Blaming dot com yuppies for terribly bad manners may be fun, but the media is missing the bigger story.
Written by Charles Cooper, Contributor
If you happen to live in the greater Bay Area, it's only a matter of time before some yuppie jerk driving a sports utility vehicle cuts you off.

That used to send me into near homicidal rages. But I now simply accept aggressive driving behavior as just one of the natural hazards associated with living in dotcom dominated traffic zones. San Francisco and its environs are flush with folks who have profited mightily by working for Internet companies. And judging from the mix of road traffic, a lot of them prefer autos that could double for armored personnel carriers.

You'll see much the same thing in Cambridge, Mass., New York City and the suburbs around Washington, D.C. -- all regions where the Web has put a lot of cash into peoples' pockets -- where rules of road courtesy are, well, optional at best.

But the SUV has become portrayed as the emblem of the national media's fascination with the doings of dotcoms. The picture being drawn is one of a bunch of cell-phone toting, beeper-ridden, cyber-selfish toads who get off by comparing the size of their PDAs. At best, they are congenital cads; at worst, simply rude beyond belief.

One day soon I expect some enterprising headline writer will dub this the Me Generation on DSL.

This is curious stuff.

The dotcoms surely make inviting targets for ridicule. But as with all generalizations, there's the hype and then there's the reality. Are the new cyber elites really more ill-mannered than other people in this great, big country?

Last time I checked, Meg Whitman wasn't calling any business rival a "scumbag." And yet that's what a certain congressman -- a congressman! -- publicly said about the president of the United States. The most insulting thing I recall Bill Gates ever saying was that a certain so-and-so he disagreed with just wasn't "technical." Maybe that rates as a "yo mama wears army boots" among geeks. The rest of us civilians would shrug it off.

The simple fact is that people with disposable income are going to buy the latest toys, a fact that gets under some peoples' skin. A recent article in the Wall Street Journal quoted a certain Darlene Lutz, who was particularly bent out of shape by selfish cell-phone users. "People walk down the street glued to their cell phones, their beepers and their PalmPilots," she told the newspaper. "They don't care who is around them."

Ms. Lutz, identified as a New York art advisor, has obviously spent too much time in the 'burbs. As a born-and-bred New Yorker I can tell you I don't want people walking toward me to start cheery conversations about water lillies. Maybe that stuff is a nice way to break the ice in Marietta, Ga., but that'll only elicit incredulous stares in the Big Apple.

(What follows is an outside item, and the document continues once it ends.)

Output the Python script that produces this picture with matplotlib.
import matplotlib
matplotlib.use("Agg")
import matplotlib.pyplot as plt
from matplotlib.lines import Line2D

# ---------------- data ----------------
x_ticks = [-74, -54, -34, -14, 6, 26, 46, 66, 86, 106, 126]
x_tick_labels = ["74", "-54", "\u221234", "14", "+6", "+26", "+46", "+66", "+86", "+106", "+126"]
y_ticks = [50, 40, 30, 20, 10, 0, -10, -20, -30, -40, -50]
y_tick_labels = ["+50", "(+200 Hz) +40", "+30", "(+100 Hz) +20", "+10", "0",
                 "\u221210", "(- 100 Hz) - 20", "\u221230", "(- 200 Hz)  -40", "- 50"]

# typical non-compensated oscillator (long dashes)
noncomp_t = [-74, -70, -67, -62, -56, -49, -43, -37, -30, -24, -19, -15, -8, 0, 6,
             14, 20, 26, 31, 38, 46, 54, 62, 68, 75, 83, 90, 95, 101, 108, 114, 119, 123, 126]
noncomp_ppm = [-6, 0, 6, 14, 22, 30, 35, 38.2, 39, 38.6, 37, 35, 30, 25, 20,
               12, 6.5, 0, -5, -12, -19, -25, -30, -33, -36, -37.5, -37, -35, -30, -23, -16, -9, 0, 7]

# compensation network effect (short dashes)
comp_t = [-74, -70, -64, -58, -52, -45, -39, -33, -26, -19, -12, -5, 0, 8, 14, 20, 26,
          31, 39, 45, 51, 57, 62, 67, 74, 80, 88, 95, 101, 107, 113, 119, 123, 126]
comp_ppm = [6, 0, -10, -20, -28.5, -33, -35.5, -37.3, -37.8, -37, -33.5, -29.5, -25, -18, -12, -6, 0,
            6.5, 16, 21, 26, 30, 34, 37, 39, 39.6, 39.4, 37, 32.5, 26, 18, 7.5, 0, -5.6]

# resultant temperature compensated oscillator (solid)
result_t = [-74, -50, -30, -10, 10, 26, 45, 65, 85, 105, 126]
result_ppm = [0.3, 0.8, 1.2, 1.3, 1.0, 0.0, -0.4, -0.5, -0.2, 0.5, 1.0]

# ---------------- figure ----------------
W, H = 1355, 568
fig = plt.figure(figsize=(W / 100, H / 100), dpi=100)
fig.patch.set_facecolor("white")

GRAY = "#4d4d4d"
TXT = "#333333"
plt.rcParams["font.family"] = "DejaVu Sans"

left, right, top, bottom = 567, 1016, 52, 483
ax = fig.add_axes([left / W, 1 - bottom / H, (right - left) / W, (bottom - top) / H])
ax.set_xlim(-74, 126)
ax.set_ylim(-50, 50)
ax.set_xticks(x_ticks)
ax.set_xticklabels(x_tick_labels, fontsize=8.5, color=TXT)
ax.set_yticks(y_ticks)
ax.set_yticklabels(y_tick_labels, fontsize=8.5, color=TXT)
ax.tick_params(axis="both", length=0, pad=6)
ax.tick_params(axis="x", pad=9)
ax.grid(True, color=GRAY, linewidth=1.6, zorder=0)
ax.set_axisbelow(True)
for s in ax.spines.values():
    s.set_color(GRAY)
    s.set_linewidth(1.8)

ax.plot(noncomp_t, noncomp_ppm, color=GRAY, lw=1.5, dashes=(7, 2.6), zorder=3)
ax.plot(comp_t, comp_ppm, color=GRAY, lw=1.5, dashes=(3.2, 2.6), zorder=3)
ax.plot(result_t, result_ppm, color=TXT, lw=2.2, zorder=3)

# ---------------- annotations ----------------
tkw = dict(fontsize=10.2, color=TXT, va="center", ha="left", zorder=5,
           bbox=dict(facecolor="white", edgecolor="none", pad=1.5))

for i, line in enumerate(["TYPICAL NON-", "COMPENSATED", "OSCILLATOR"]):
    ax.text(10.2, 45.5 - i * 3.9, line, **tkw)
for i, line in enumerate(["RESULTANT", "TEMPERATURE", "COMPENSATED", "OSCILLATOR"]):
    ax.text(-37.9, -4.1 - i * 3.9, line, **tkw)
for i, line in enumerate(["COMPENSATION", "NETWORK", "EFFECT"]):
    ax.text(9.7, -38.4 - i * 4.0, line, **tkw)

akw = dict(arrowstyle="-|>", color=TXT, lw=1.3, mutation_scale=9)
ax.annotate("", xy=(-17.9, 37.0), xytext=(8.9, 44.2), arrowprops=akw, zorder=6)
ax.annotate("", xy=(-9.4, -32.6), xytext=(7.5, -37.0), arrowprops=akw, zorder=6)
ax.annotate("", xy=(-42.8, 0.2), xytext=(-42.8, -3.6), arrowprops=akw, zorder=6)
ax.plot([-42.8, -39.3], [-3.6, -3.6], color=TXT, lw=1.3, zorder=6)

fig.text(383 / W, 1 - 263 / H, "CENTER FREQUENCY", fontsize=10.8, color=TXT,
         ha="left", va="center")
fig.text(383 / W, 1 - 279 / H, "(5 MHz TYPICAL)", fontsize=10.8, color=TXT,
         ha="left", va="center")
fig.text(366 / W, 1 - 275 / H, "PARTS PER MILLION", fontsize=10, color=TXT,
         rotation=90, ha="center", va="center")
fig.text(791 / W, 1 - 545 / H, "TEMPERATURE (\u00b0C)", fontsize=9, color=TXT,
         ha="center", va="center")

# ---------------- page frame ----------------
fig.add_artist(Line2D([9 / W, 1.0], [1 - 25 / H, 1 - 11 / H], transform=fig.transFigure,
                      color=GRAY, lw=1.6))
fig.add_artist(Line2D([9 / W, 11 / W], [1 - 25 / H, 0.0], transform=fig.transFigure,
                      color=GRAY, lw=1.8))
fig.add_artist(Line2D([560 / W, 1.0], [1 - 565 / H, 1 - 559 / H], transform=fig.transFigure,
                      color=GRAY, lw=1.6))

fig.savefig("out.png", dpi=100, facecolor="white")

The real issue is better taken up by psychologists. There is something that's particularly American about rooting for obnoxious hot shots to fail. 'Fess up: Weren't you thrilled beyond belief when the New York Mets gave Rickey Henderson his walking papers last week. And for a while, didn't you believe celestial justice was back in style after The Donald's fortunes (temporarily) went south?

Arrogant dotcommies there surely are. But bad manners didn't get invented in Silicon Valley or the other pockets of cyber good fortune around the country. Civility may be going out of style. But you'll have to probe much deeper to find the real answer.

And if you don't agree, go stuff yourself!